The figures also showed the UK has a debt pile of £1.79 trillion — 84.3% of the economy: EPA
The figures also showed the UK has a debt pile of £1.79 trillion — 84.3% of the economy: EPA

Chancellor Philip Hammond will have at least £10 billion in extra firepower to meet Government spending pledges after the lowest borrowing since 2002, official figures signalled on Friday.

The boost for Hammond comes 10 days ahead of a Budget in which he will come under pressure to find an extra £20 billion a year for the NHS and make good on Theresa May’s recent Conference pledges of an “end to austerity”.

The best September for the public coffers since 2007 saw borrowing of £4.1 billion, nearly half a billion lower than expected. For the first half of the financial year, cumulative borrowing is £19.9 billion, the lowest for 16 years and £10.7 billion below a year ago.

EY Item Club senior economic adviser Howard Archer said the figures “give him some much-needed room for manoeuvre in November’s Budget”. He added: “Even so, it looks like he will still need to raise some taxes (or reduce tax relief in some areas) to help finance the increased NHS spending.”

The financial fillip comes from rising Government revenues, due to strong growth in income tax and VAT receipts more than offsetting stamp duty revenues spluttering in a weak housing market. The tax take has been bolstered by unemployment at a 43-year low of 4% and a World Cup summer boosting retailers. On the spending side, departmental spending is growing more slowly and lower inflation has meant more than £3 billion less paid out in interest on the Government’s index-linked debts so far.

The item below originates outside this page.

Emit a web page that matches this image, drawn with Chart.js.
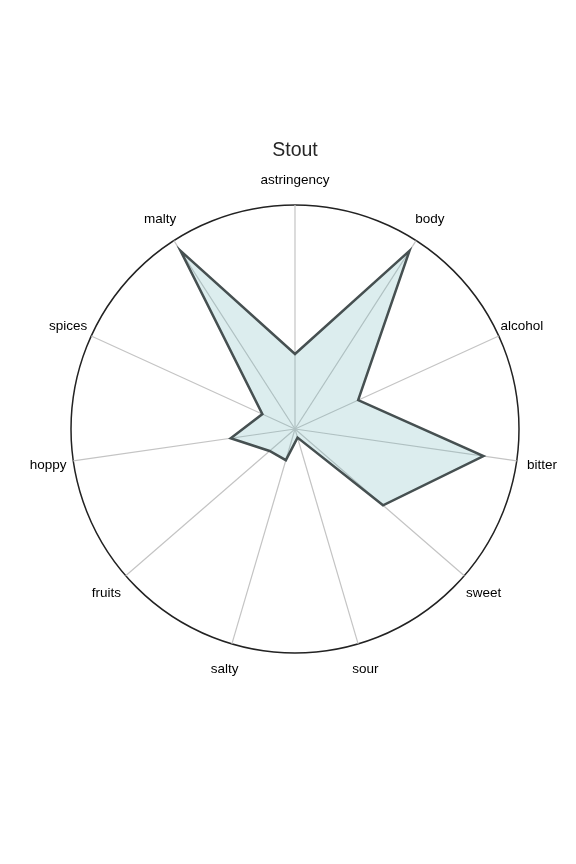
<!DOCTYPE html>
<html>
<head>
<meta charset="utf-8">
<script src="https://cdn.jsdelivr.net/npm/chart.js@4/dist/chart.umd.min.js"></script>
<style>
  html, body { margin: 0; padding: 0; background: #fff; }
  #wrap { width: 576px; height: 864px; }
</style>
</head>
<body>
<div id="wrap"><canvas id="canvas_radar" width="576" height="864"></canvas></div>
<script>
var categories = ['astringency', 'body', 'alcohol', 'bitter', 'sweet', 'sour', 'salty', 'fruits', 'hoppy', 'spices', 'malty'];
var stoutValues = [0.335, 0.945, 0.31, 0.85, 0.52, 0.04, 0.145, 0.15, 0.29, 0.16, 0.945];
var scaleMin = 0;
var scaleMax = 1;

// labels centred on a ring just outside the outer circle
var ringLabels = {
    id: 'ringLabels',
    afterDraw: function(chart) {
        var scale = chart.scales.r;
        var ctx = chart.ctx;
        ctx.save();
        ctx.font = "13.5px 'Liberation Sans', Arial, sans-serif";
        ctx.fillStyle = '#000';
        ctx.textAlign = 'center';
        ctx.textBaseline = 'middle';
        for (var i = 0; i < categories.length; i++) {
            var p = scale.getPointPosition(i, scale.drawingArea + 25.5);
            ctx.fillText(categories[i], p.x, p.y + 0.5);
        }
        ctx.restore();
    }
};

var ctx = document.getElementById('canvas_radar').getContext('2d');
new Chart(ctx, {
    type: 'radar',
    data: {
        labels: categories,
        datasets: [{
            label: 'Stout',
            data: stoutValues,
            backgroundColor: 'rgba(115,183,187,0.25)',
            borderColor: '#465051',
            borderWidth: 2.5,
            borderJoinStyle: 'miter',
            pointRadius: 0,
            pointHoverRadius: 0,
            tension: 0,
            fill: true
        }]
    },
    options: {
        responsive: false,
        animation: false,
        layout: { padding: { left: 71, right: 57, top: 0, bottom: 210 } },
        plugins: {
            legend: { display: false },
            tooltip: { enabled: false },
            title: {
                display: true,
                text: 'Stout',
                color: '#262626',
                font: { family: "'Liberation Sans', Arial, sans-serif", size: 19.5, weight: 'normal', lineHeight: 1.2 },
                padding: { top: 139, bottom: 43 }
            }
        },
        scales: {
            r: {
                min: scaleMin,
                max: scaleMax,
                ticks: { display: false, stepSize: 1 },
                pointLabels: { display: false },
                angleLines: { color: '#c4c4c4', lineWidth: 1.2 },
                grid: {
                    circular: true,
                    color: function(c) { return c.tick && c.tick.value === scaleMax ? '#222222' : 'rgba(0,0,0,0)'; },
                    lineWidth: 1.5
                }
            }
        }
    },
    plugins: [ringLabels]
});
</script>
</body>
</html>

The Treasury’s official watchdog, the Office for Budget Responsibility, is likely to slice around £11 billion off its March borrowing forecasts of £37.1 billion in its latest assessment. But the Chancellor is unlikely to sanction a full-scale giveaway amid nerves over the impact of Brexit on the economy. And despite a loosening of the purse-strings for the NHS, the Institute for Fiscal Studies warned this week that unprotected departments could still face a £15 billion budget crunch.

Pantheon UK economist Samuel Tombs said Hammond could meet his target of cutting the underlying deficit below 2% two years early, “implying that the Chancellor has no need to stick to his Spring Statement plans which envisaged more fiscal tightening in 2019/20 and 2020/21”.

The figures also showed the UK has a debt pile of £1.79 trillion — 84.3% of the economy, down 2.4 percentage points on a year ago.